───── SUPPLIED MATERIAL
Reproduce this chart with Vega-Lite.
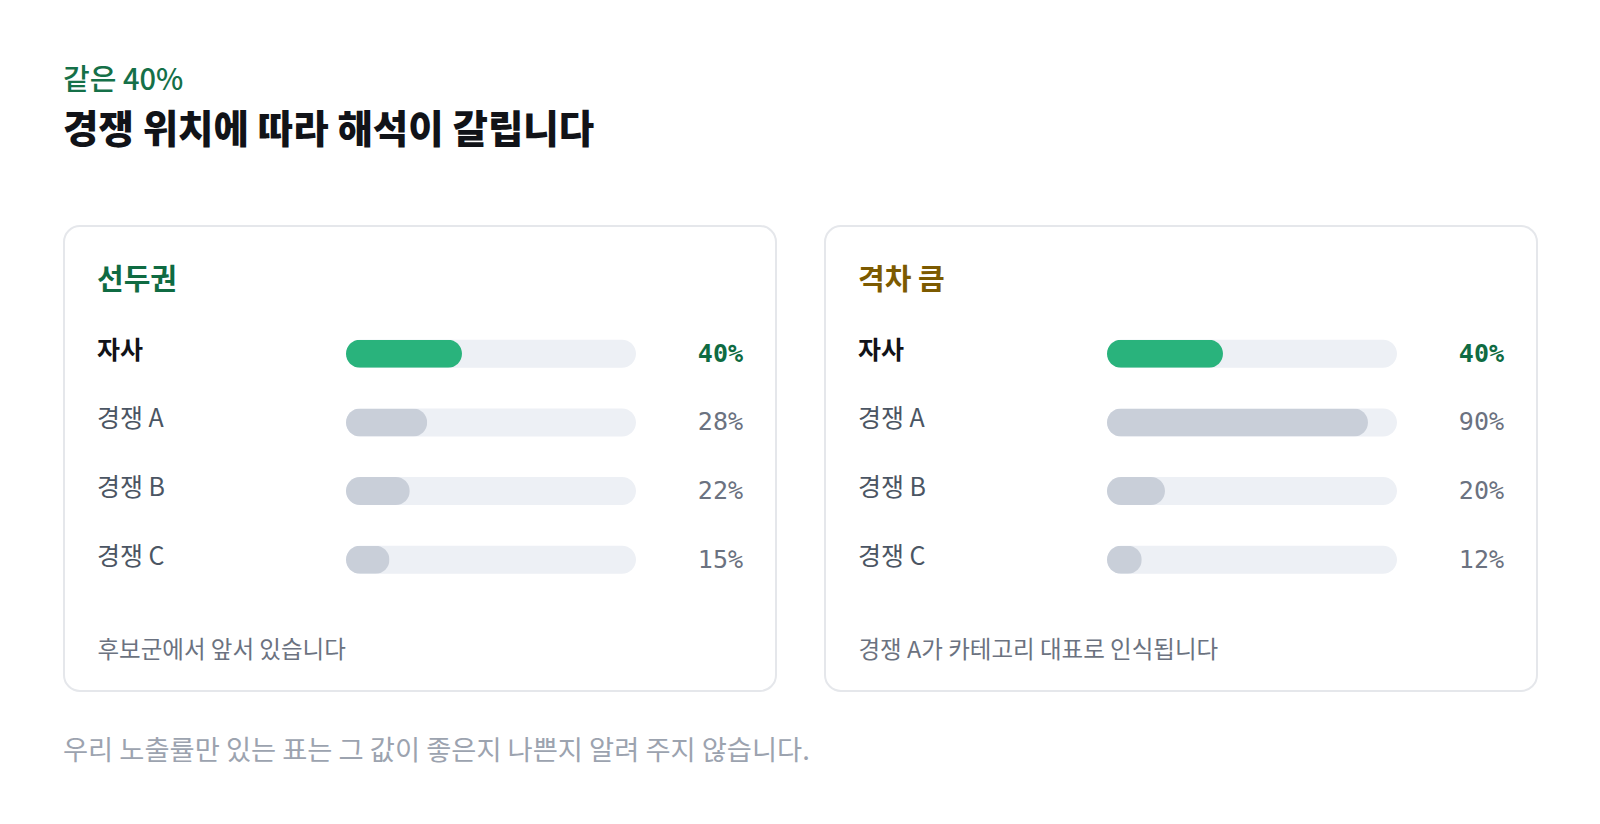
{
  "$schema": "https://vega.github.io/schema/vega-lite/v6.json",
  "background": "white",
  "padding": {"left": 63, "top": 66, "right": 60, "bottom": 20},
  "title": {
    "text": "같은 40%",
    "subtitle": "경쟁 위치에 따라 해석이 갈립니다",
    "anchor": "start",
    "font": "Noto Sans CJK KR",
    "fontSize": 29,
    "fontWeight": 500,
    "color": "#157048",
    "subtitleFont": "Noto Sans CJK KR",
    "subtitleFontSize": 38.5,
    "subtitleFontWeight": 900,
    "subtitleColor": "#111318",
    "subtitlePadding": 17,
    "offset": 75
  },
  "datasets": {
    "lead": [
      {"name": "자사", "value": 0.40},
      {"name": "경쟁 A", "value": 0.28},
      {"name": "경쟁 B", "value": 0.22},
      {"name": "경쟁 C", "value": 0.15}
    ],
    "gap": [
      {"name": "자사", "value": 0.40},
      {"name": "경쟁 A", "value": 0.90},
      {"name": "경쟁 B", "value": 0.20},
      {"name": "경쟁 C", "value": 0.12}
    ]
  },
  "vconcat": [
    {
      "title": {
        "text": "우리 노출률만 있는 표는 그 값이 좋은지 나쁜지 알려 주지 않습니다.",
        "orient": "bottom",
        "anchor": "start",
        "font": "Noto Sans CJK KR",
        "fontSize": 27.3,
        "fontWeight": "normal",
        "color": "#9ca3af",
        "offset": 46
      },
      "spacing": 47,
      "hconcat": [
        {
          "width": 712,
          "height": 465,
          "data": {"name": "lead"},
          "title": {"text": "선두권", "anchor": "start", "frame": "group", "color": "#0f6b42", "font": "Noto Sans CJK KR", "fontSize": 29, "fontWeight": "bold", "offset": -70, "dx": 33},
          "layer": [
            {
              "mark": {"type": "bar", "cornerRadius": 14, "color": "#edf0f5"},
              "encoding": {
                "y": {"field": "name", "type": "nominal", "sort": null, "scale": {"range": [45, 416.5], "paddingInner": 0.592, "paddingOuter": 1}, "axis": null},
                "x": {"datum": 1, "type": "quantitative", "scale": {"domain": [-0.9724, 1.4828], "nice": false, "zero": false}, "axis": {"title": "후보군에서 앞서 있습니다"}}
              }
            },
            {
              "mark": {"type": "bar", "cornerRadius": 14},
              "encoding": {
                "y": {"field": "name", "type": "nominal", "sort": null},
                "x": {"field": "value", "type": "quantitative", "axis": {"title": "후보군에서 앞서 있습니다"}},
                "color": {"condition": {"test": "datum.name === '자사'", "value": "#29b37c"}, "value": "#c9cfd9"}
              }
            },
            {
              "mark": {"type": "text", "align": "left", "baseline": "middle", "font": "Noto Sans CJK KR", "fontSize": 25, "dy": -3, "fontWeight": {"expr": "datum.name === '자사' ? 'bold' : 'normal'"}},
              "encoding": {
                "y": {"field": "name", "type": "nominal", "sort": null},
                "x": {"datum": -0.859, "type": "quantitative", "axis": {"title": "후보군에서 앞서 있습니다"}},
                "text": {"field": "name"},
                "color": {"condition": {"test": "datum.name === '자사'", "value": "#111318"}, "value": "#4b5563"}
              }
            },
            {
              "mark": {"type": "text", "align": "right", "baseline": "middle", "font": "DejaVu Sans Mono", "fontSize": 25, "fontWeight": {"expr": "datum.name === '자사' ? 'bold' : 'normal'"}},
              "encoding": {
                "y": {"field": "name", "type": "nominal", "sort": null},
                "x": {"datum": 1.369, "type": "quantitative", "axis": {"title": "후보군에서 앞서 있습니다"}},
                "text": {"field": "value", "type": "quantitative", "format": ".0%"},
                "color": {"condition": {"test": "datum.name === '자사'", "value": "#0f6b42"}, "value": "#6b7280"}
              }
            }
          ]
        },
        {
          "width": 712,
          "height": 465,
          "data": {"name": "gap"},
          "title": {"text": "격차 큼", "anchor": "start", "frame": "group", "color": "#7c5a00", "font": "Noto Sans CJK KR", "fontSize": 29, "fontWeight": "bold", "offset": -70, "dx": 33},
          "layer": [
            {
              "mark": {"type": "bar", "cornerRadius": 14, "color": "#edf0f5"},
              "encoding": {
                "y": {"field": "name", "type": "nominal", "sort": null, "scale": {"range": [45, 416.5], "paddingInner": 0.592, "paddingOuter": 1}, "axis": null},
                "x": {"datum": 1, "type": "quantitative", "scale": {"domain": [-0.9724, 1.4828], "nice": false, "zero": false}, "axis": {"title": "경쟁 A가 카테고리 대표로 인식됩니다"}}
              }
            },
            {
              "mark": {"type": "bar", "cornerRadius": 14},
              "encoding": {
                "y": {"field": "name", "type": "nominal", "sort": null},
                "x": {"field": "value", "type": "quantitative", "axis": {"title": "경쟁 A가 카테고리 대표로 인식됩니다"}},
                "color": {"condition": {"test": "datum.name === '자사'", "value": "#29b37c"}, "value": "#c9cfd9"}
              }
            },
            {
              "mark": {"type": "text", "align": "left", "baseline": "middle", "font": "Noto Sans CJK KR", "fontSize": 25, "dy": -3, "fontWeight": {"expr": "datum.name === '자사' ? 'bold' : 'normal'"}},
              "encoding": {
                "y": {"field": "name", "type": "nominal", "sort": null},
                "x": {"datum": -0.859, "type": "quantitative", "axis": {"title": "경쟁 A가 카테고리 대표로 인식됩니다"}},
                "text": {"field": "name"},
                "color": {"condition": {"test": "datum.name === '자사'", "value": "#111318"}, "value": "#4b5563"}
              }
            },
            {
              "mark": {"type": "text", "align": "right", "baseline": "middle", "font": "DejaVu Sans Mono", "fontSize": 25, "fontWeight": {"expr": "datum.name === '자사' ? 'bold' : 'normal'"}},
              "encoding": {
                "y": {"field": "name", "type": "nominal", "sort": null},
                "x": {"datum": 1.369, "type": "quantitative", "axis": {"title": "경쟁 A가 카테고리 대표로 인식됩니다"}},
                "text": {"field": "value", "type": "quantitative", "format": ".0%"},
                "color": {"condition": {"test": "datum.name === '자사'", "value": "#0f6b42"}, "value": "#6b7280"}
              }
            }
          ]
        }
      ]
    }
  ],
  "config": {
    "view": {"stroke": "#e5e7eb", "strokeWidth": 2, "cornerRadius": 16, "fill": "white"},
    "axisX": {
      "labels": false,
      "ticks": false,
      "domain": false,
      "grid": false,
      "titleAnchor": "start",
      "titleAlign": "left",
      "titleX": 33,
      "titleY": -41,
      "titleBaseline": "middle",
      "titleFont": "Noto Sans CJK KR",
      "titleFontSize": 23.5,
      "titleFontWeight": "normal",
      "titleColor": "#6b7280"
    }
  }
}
──────────
▶ **YOUR OBJECTIVE**:
Transcribe the preceding listing in its entirety and with exact wording, leaving out pictures.

▶ **THE REPLY**:
Reproduce this chart with Vega-Lite.
{
  "$schema": "https://vega.github.io/schema/vega-lite/v6.json",
  "background": "white",
  "padding": {"left": 63, "top": 66, "right": 60, "bottom": 20},
  "title": {
    "text": "같은 40%",
    "subtitle": "경쟁 위치에 따라 해석이 갈립니다",
    "anchor": "start",
    "font": "Noto Sans CJK KR",
    "fontSize": 29,
    "fontWeight": 500,
    "color": "#157048",
    "subtitleFont": "Noto Sans CJK KR",
    "subtitleFontSize": 38.5,
    "subtitleFontWeight": 900,
    "subtitleColor": "#111318",
    "subtitlePadding": 17,
    "offset": 75
  },
  "datasets": {
    "lead": [
      {"name": "자사", "value": 0.40},
      {"name": "경쟁 A", "value": 0.28},
      {"name": "경쟁 B", "value": 0.22},
      {"name": "경쟁 C", "value": 0.15}
    ],
    "gap": [
      {"name": "자사", "value": 0.40},
      {"name": "경쟁 A", "value": 0.90},
      {"name": "경쟁 B", "value": 0.20},
      {"name": "경쟁 C", "value": 0.12}
    ]
  },
  "vconcat": [
    {
      "title": {
        "text": "우리 노출률만 있는 표는 그 값이 좋은지 나쁜지 알려 주지 않습니다.",
        "orient": "bottom",
        "anchor": "start",
        "font": "Noto Sans CJK KR",
        "fontSize": 27.3,
        "fontWeight": "normal",
        "color": "#9ca3af",
        "offset": 46
      },
      "spacing": 47,
      "hconcat": [
        {
          "width": 712,
          "height": 465,
          "data": {"name": "lead"},
          "title": {"text": "선두권", "anchor": "start", "frame": "group", "color": "#0f6b42", "font": "Noto Sans CJK KR", "fontSize": 29, "fontWeight": "bold", "offset": -70, "dx": 33},
          "layer": [
            {
              "mark": {"type": "bar", "cornerRadius": 14, "color": "#edf0f5"},
              "encoding": {
                "y": {"field": "name", "type": "nominal", "sort": null, "scale": {"range": [45, 416.5], "paddingInner": 0.592, "paddingOuter": 1}, "axis": null},
                "x": {"datum": 1, "type": "quantitative", "scale": {"domain": [-0.9724, 1.4828], "nice": false, "zero": false}, "axis": {"title": "후보군에서 앞서 있습니다"}}
              }
            },
            {
              "mark": {"type": "bar", "cornerRadius": 14},
              "encoding": {
                "y": {"field": "name", "type": "nominal", "sort": null},
                "x": {"field": "value", "type": "quantitative", "axis": {"title": "후보군에서 앞서 있습니다"}},
                "color": {"condition": {"test": "datum.name === '자사'", "value": "#29b37c"}, "value": "#c9cfd9"}
              }
            },
            {
              "mark": {"type": "text", "align": "left", "baseline": "middle", "font": "Noto Sans CJK KR", "fontSize": 25, "dy": -3, "fontWeight": {"expr": "datum.name === '자사' ? 'bold' : 'normal'"}},
              "encoding": {
                "y": {"field": "name", "type": "nominal", "sort": null},
                "x": {"datum": -0.859, "type": "quantitative", "axis": {"title": "후보군에서 앞서 있습니다"}},
                "text": {"field": "name"},
                "color": {"condition": {"test": "datum.name === '자사'", "value": "#111318"}, "value": "#4b5563"}
              }
            },
            {
              "mark": {"type": "text", "align": "right", "baseline": "middle", "font": "DejaVu Sans Mono", "fontSize": 25, "fontWeight": {"expr": "datum.name === '자사' ? 'bold' : 'normal'"}},
              "encoding": {
                "y": {"field": "name", "type": "nominal", "sort": null},
                "x": {"datum": 1.369, "type": "quantitative", "axis": {"title": "후보군에서 앞서 있습니다"}},
                "text": {"field": "value", "type": "quantitative", "format": ".0%"},
                "color": {"condition": {"test": "datum.name === '자사'", "value": "#0f6b42"}, "value": "#6b7280"}
              }
            }
          ]
        },
        {
          "width": 712,
          "height": 465,
          "data": {"name": "gap"},
          "title": {"text": "격차 큼", "anchor": "start", "frame": "group", "color": "#7c5a00", "font": "Noto Sans CJK KR", "fontSize": 29, "fontWeight": "bold", "offset": -70, "dx": 33},
          "layer": [
            {
              "mark": {"type": "bar", "cornerRadius": 14, "color": "#edf0f5"},
              "encoding": {
                "y": {"field": "name", "type": "nominal", "sort": null, "scale": {"range": [45, 416.5], "paddingInner": 0.592, "paddingOuter": 1}, "axis": null},
                "x": {"datum": 1, "type": "quantitative", "scale": {"domain": [-0.9724, 1.4828], "nice": false, "zero": false}, "axis": {"title": "경쟁 A가 카테고리 대표로 인식됩니다"}}
              }
            },
            {
              "mark": {"type": "bar", "cornerRadius": 14},
              "encoding": {
                "y": {"field": "name", "type": "nominal", "sort": null},
                "x": {"field": "value", "type": "quantitative", "axis": {"title": "경쟁 A가 카테고리 대표로 인식됩니다"}},
                "color": {"condition": {"test": "datum.name === '자사'", "value": "#29b37c"}, "value": "#c9cfd9"}
              }
            },
            {
              "mark": {"type": "text", "align": "left", "baseline": "middle", "font": "Noto Sans CJK KR", "fontSize": 25, "dy": -3, "fontWeight": {"expr": "datum.name === '자사' ? 'bold' : 'normal'"}},
              "encoding": {
                "y": {"field": "name", "type": "nominal", "sort": null},
                "x": {"datum": -0.859, "type": "quantitative", "axis": {"title": "경쟁 A가 카테고리 대표로 인식됩니다"}},
                "text": {"field": "name"},
                "color": {"condition": {"test": "datum.name === '자사'", "value": "#111318"}, "value": "#4b5563"}
              }
            },
            {
              "mark": {"type": "text", "align": "right", "baseline": "middle", "font": "DejaVu Sans Mono", "fontSize": 25, "fontWeight": {"expr": "datum.name === '자사' ? 'bold' : 'normal'"}},
              "encoding": {
                "y": {"field": "name", "type": "nominal", "sort": null},
                "x": {"datum": 1.369, "type": "quantitative", "axis": {"title": "경쟁 A가 카테고리 대표로 인식됩니다"}},
                "text": {"field": "value", "type": "quantitative", "format": ".0%"},
                "color": {"condition": {"test": "datum.name === '자사'", "value": "#0f6b42"}, "value": "#6b7280"}
              }
            }
          ]
        }
      ]
    }
  ],
  "config": {
    "view": {"stroke": "#e5e7eb", "strokeWidth": 2, "cornerRadius": 16, "fill": "white"},
    "axisX": {
      "labels": false,
      "ticks": false,
      "domain": false,
      "grid": false,
      "titleAnchor": "start",
      "titleAlign": "left",
      "titleX": 33,
      "titleY": -41,
      "titleBaseline": "middle",
      "titleFont": "Noto Sans CJK KR",
      "titleFontSize": 23.5,
      "titleFontWeight": "normal",
      "titleColor": "#6b7280"
    }
  }
}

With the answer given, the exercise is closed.